■ Task requirements:
Repeat, exactly and completely, the material that follows. Omit the pictures.

Records from a data collection
"""

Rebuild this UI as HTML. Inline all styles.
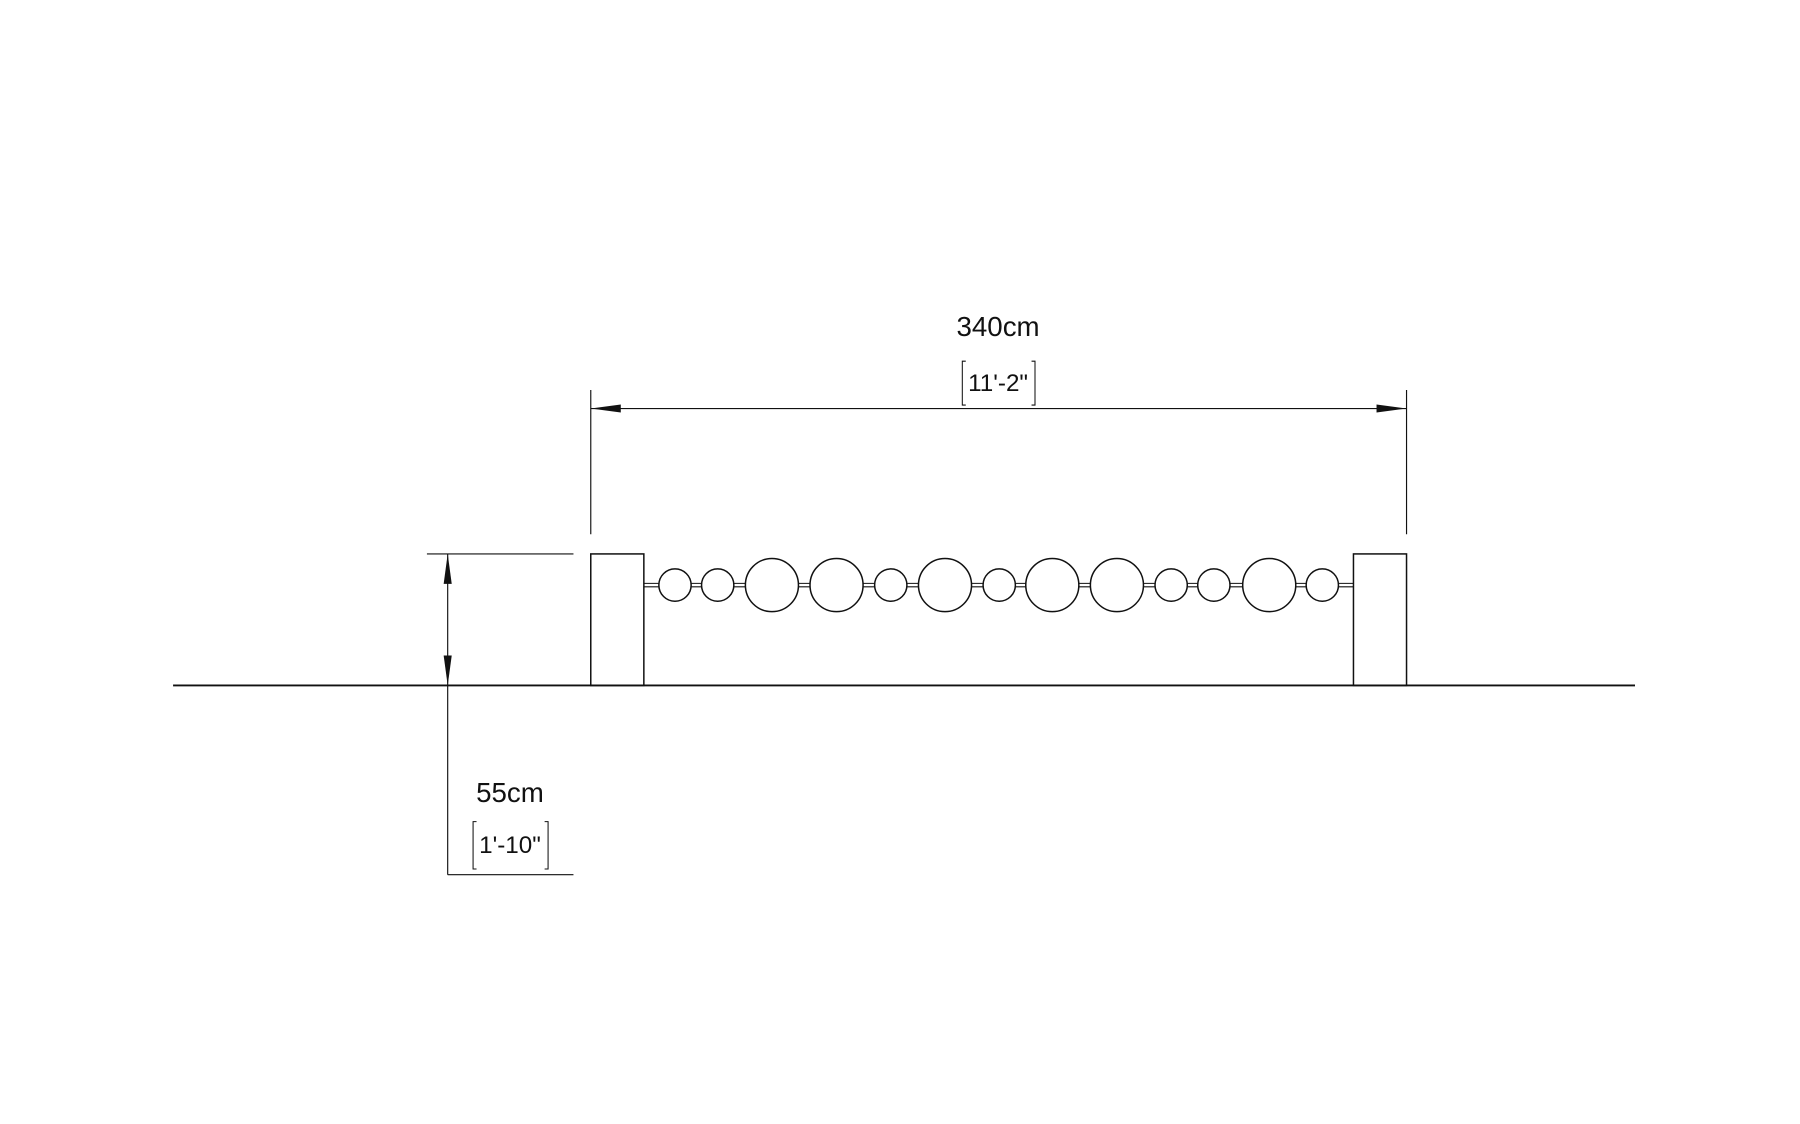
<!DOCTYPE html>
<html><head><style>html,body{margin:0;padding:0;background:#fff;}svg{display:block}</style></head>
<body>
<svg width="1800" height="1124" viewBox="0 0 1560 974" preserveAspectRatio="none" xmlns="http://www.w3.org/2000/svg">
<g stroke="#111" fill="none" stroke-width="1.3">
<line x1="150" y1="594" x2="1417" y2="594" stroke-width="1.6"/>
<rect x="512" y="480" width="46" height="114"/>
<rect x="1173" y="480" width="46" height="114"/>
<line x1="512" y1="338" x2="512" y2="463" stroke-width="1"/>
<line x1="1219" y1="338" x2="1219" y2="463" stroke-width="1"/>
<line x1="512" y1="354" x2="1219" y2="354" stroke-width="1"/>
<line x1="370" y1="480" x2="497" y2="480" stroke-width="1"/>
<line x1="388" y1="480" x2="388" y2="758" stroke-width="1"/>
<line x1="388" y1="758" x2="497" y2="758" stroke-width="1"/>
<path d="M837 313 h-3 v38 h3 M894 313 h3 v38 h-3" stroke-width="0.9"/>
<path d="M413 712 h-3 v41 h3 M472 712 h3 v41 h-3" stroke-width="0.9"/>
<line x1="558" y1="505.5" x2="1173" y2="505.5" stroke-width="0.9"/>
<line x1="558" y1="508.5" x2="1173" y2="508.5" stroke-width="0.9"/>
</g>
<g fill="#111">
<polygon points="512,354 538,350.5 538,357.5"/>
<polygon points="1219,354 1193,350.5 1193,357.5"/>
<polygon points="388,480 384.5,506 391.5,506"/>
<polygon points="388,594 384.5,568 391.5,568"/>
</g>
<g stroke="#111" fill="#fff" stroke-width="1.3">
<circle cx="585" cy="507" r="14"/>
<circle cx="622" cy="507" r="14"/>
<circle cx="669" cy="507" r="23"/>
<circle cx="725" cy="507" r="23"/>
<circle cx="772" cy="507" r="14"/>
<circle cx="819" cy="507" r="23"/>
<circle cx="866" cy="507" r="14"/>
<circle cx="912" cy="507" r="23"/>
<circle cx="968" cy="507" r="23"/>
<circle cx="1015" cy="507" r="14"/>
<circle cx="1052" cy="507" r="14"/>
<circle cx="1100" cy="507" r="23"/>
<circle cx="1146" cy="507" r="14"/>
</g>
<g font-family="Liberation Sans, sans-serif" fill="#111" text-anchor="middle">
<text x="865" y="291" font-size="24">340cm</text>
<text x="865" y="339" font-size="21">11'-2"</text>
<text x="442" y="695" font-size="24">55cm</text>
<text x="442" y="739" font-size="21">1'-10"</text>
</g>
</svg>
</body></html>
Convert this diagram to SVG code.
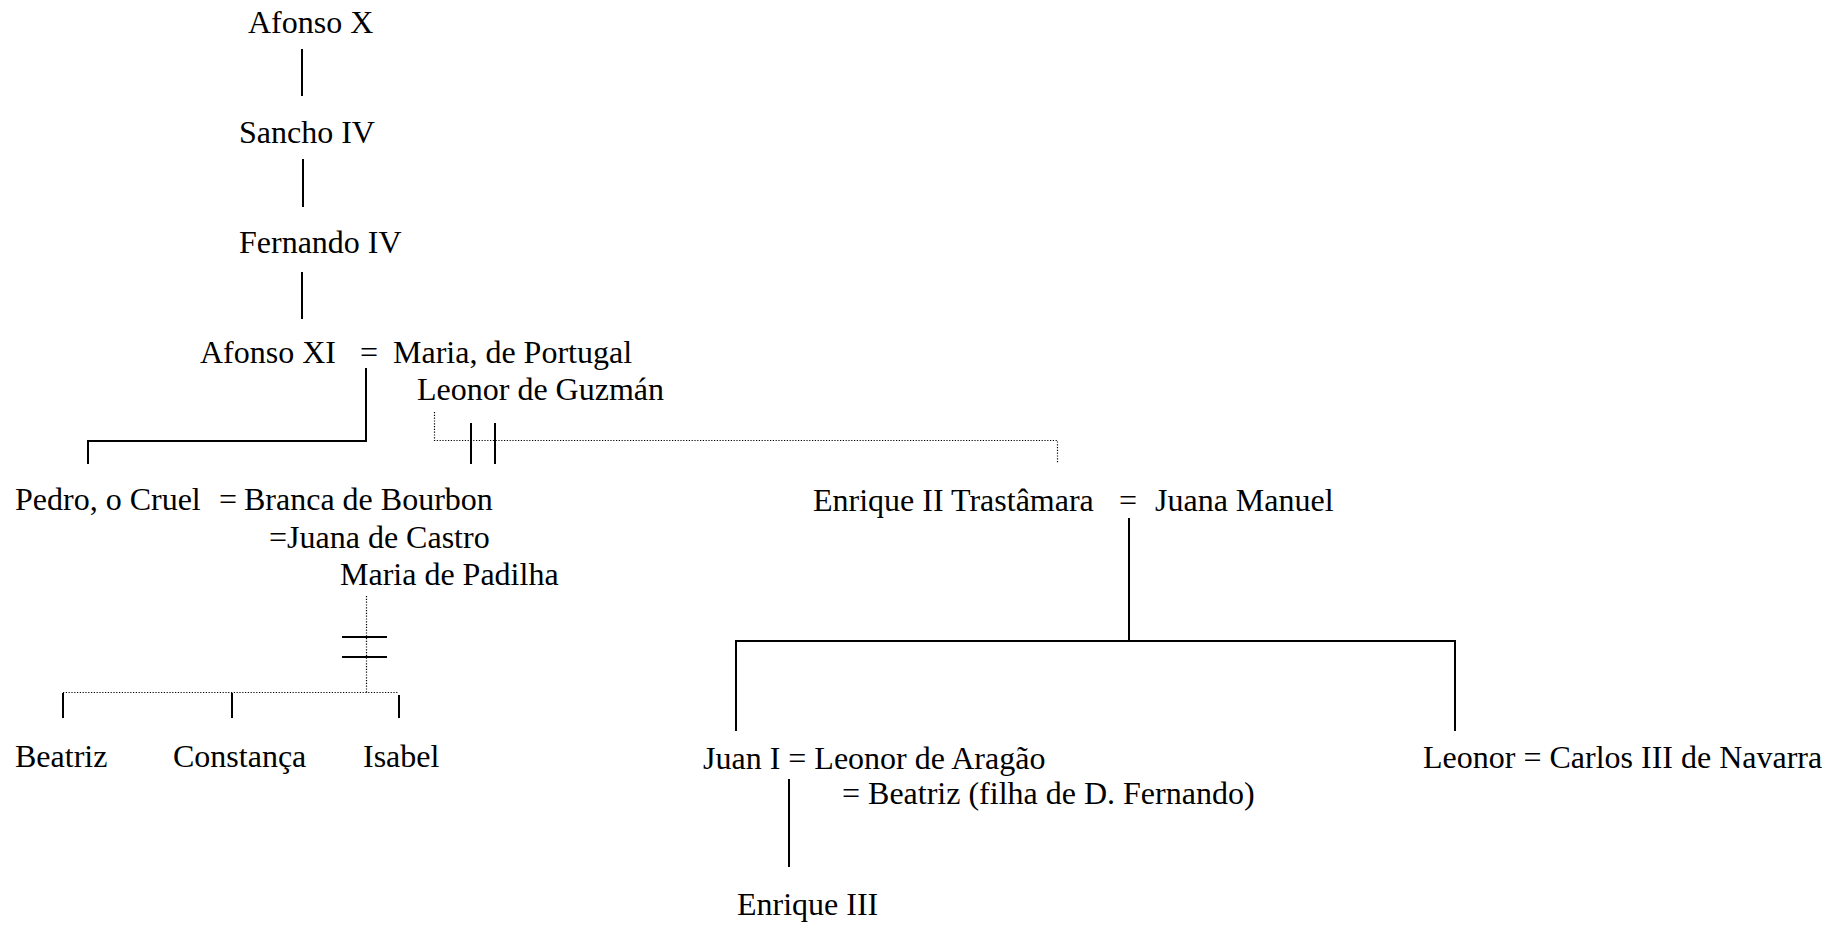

"""

■ Problem solution:
Rebuild this UI as HTML. Inline all styles.
<!DOCTYPE html>
<html><head><style>html,body{margin:0;padding:0;background:#fff;}svg{display:block}</style></head>
<body>
<svg width="1800" height="1124" viewBox="0 0 1560 974" preserveAspectRatio="none" xmlns="http://www.w3.org/2000/svg">
<g stroke="#111" fill="none" stroke-width="1.3">
<line x1="150" y1="594" x2="1417" y2="594" stroke-width="1.6"/>
<rect x="512" y="480" width="46" height="114"/>
<rect x="1173" y="480" width="46" height="114"/>
<line x1="512" y1="338" x2="512" y2="463" stroke-width="1"/>
<line x1="1219" y1="338" x2="1219" y2="463" stroke-width="1"/>
<line x1="512" y1="354" x2="1219" y2="354" stroke-width="1"/>
<line x1="370" y1="480" x2="497" y2="480" stroke-width="1"/>
<line x1="388" y1="480" x2="388" y2="758" stroke-width="1"/>
<line x1="388" y1="758" x2="497" y2="758" stroke-width="1"/>
<path d="M837 313 h-3 v38 h3 M894 313 h3 v38 h-3" stroke-width="0.9"/>
<path d="M413 712 h-3 v41 h3 M472 712 h3 v41 h-3" stroke-width="0.9"/>
<line x1="558" y1="505.5" x2="1173" y2="505.5" stroke-width="0.9"/>
<line x1="558" y1="508.5" x2="1173" y2="508.5" stroke-width="0.9"/>
</g>
<g fill="#111">
<polygon points="512,354 538,350.5 538,357.5"/>
<polygon points="1219,354 1193,350.5 1193,357.5"/>
<polygon points="388,480 384.5,506 391.5,506"/>
<polygon points="388,594 384.5,568 391.5,568"/>
</g>
<g stroke="#111" fill="#fff" stroke-width="1.3">
<circle cx="585" cy="507" r="14"/>
<circle cx="622" cy="507" r="14"/>
<circle cx="669" cy="507" r="23"/>
<circle cx="725" cy="507" r="23"/>
<circle cx="772" cy="507" r="14"/>
<circle cx="819" cy="507" r="23"/>
<circle cx="866" cy="507" r="14"/>
<circle cx="912" cy="507" r="23"/>
<circle cx="968" cy="507" r="23"/>
<circle cx="1015" cy="507" r="14"/>
<circle cx="1052" cy="507" r="14"/>
<circle cx="1100" cy="507" r="23"/>
<circle cx="1146" cy="507" r="14"/>
</g>
<g font-family="Liberation Sans, sans-serif" fill="#111" text-anchor="middle">
<text x="865" y="291" font-size="24">340cm</text>
<text x="865" y="339" font-size="21">11'-2"</text>
<text x="442" y="695" font-size="24">55cm</text>
<text x="442" y="739" font-size="21">1'-10"</text>
</g>
</svg>
</body></html>
Convert this diagram to SVG code.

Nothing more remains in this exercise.